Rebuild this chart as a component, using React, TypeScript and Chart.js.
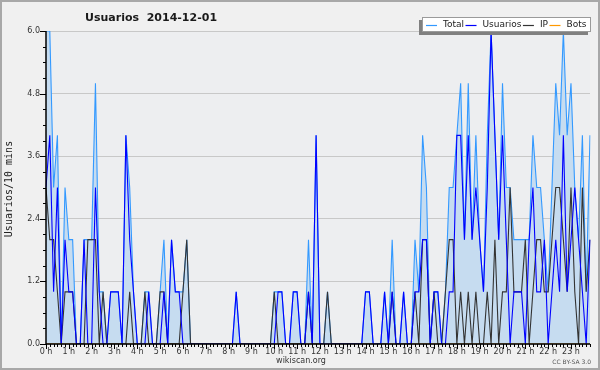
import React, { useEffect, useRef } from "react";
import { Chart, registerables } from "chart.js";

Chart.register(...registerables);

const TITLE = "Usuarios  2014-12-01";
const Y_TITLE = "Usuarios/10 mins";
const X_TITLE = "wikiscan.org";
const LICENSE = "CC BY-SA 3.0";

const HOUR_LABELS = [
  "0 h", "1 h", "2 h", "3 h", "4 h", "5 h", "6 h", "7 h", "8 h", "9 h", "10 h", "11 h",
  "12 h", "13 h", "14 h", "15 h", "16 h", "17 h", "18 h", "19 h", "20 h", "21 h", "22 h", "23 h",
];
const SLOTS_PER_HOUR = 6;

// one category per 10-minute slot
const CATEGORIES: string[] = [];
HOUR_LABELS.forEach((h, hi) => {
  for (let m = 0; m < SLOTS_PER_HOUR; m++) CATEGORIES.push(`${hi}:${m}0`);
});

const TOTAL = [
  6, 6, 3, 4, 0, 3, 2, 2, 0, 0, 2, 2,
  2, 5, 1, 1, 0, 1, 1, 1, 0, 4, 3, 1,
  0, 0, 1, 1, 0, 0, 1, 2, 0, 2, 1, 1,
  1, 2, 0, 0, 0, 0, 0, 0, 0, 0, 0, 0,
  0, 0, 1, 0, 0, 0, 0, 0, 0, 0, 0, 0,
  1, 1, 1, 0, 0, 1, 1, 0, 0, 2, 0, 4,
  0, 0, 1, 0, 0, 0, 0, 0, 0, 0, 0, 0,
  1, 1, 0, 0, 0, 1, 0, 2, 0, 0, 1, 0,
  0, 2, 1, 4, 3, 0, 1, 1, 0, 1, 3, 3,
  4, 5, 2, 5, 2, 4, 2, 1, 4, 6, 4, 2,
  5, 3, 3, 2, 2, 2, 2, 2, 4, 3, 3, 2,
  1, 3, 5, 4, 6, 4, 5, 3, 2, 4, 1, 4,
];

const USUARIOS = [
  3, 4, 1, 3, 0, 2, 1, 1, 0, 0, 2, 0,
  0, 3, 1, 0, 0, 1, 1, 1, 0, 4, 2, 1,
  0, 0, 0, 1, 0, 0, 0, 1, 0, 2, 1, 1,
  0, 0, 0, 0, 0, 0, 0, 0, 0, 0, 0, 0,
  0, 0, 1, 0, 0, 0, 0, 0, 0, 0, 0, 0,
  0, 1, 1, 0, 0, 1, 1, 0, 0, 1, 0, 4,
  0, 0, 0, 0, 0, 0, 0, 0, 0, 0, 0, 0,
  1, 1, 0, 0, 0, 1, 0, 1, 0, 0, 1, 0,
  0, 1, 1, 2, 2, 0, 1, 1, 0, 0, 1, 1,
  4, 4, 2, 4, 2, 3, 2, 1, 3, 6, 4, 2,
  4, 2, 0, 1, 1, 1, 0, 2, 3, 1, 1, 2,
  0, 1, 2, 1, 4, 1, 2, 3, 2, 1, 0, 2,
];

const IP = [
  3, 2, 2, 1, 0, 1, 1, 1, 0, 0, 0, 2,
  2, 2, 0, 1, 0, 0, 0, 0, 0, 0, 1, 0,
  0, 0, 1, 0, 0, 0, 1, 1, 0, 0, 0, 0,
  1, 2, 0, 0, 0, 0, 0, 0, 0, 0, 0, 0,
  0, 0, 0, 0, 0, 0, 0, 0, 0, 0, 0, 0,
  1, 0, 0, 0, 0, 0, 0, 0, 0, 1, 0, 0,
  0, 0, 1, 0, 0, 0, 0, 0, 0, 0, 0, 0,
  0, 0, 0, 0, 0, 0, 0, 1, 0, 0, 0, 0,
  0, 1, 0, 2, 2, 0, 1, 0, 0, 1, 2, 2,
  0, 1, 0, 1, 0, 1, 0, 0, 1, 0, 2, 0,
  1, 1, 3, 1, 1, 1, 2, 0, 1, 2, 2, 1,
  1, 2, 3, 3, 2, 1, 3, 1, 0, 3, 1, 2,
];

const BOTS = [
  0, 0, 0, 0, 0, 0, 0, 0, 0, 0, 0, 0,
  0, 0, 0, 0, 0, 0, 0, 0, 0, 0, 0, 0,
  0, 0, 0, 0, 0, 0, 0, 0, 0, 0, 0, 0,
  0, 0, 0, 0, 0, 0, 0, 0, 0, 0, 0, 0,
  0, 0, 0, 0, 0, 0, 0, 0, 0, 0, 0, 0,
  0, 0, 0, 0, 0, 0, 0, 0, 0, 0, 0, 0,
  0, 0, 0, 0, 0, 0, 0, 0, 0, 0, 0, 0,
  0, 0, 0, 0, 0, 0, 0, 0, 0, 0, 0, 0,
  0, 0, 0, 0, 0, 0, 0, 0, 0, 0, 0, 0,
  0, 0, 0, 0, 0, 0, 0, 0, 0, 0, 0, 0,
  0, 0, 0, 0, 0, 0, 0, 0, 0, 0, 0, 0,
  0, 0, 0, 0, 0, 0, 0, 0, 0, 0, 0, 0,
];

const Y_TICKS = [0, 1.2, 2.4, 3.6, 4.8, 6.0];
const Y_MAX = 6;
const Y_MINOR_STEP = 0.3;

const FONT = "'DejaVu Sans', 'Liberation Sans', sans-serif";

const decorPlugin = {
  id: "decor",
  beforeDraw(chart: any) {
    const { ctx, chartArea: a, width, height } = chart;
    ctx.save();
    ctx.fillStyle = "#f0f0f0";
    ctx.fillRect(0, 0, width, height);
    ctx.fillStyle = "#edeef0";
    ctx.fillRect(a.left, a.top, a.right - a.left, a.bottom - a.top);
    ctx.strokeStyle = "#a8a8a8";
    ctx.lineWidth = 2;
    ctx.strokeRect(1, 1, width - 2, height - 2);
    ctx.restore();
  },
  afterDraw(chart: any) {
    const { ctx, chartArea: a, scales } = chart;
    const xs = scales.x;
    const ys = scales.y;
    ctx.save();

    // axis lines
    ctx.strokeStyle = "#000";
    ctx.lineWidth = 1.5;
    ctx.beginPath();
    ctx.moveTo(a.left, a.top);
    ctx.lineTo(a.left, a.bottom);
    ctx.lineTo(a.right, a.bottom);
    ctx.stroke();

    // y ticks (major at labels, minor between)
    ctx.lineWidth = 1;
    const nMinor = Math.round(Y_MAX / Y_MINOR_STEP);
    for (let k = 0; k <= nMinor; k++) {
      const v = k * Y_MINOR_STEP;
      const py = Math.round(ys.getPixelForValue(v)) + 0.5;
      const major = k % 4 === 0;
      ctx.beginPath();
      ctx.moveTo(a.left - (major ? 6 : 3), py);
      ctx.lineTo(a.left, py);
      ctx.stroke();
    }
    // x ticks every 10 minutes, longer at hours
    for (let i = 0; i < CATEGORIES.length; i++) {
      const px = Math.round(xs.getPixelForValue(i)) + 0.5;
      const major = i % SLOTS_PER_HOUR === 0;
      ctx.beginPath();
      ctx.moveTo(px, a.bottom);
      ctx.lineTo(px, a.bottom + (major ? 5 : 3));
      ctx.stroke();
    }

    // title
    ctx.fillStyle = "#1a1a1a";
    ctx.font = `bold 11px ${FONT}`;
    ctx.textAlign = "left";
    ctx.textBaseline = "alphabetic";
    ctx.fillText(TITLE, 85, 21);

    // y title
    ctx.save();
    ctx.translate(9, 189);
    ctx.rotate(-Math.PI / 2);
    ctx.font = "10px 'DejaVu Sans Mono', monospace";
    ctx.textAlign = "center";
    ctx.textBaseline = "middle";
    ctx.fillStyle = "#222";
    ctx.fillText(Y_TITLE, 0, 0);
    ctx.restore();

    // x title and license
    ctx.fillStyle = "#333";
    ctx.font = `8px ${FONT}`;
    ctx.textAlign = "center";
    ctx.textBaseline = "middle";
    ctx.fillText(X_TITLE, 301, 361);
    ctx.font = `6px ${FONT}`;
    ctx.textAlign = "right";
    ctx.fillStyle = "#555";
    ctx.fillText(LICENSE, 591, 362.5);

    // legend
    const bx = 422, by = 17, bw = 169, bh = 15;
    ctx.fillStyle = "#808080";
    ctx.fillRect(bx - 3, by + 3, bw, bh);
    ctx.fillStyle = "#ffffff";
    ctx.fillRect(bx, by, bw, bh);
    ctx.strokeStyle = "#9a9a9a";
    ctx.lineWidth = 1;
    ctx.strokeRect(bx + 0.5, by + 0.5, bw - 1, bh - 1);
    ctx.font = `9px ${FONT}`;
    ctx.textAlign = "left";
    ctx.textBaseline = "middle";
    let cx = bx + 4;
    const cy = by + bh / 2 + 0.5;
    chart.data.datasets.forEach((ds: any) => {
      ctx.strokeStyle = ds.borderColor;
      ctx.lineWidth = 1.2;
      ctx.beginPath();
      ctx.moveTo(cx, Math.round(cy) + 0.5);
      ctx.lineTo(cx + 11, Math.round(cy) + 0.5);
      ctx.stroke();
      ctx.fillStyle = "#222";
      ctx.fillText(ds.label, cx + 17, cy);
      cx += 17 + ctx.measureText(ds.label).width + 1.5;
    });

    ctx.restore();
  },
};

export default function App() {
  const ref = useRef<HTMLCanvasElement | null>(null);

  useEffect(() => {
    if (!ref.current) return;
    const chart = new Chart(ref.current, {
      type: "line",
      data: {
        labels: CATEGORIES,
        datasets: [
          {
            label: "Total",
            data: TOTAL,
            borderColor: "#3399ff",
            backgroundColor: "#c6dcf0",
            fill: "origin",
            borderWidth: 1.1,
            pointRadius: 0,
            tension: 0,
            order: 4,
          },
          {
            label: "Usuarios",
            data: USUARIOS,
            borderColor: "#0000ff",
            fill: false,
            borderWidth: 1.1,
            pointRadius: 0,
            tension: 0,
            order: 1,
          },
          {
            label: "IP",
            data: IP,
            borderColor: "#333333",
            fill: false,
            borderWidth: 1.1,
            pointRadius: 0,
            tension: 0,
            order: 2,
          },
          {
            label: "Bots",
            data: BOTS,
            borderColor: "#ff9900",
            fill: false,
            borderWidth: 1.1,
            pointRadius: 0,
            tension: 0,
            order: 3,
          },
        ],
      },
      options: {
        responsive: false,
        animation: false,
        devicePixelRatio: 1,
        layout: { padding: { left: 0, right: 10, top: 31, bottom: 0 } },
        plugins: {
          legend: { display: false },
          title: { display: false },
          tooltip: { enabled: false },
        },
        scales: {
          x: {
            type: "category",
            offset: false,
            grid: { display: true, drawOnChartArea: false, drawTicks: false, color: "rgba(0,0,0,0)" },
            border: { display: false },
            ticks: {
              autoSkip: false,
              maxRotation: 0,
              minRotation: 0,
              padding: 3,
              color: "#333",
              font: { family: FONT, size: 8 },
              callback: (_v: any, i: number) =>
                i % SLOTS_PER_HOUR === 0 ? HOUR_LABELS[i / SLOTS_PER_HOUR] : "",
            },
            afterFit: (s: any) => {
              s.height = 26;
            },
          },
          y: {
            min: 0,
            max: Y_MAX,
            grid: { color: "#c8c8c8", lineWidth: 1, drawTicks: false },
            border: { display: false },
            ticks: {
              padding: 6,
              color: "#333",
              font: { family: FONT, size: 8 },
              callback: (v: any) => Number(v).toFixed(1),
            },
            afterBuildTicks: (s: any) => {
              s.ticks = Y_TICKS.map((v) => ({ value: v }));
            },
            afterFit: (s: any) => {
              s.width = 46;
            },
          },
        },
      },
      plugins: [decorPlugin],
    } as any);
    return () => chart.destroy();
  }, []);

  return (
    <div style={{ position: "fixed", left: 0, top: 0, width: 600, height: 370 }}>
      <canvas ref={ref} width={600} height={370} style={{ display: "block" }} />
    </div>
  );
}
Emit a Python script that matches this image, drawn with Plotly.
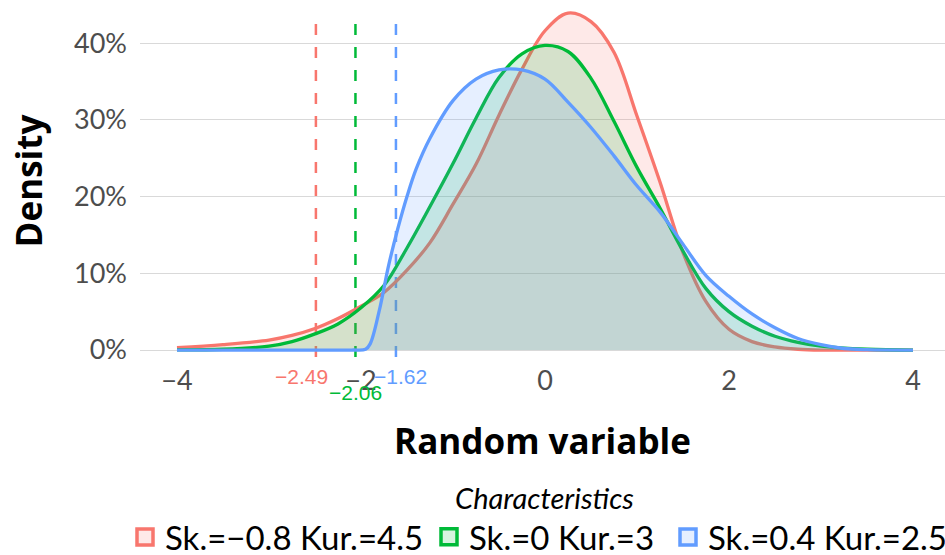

● ● ● ● ●

** WHAT TO DO **
Of the lines above, how many include the word "this"? Reply with the number only.

** REPLY **
2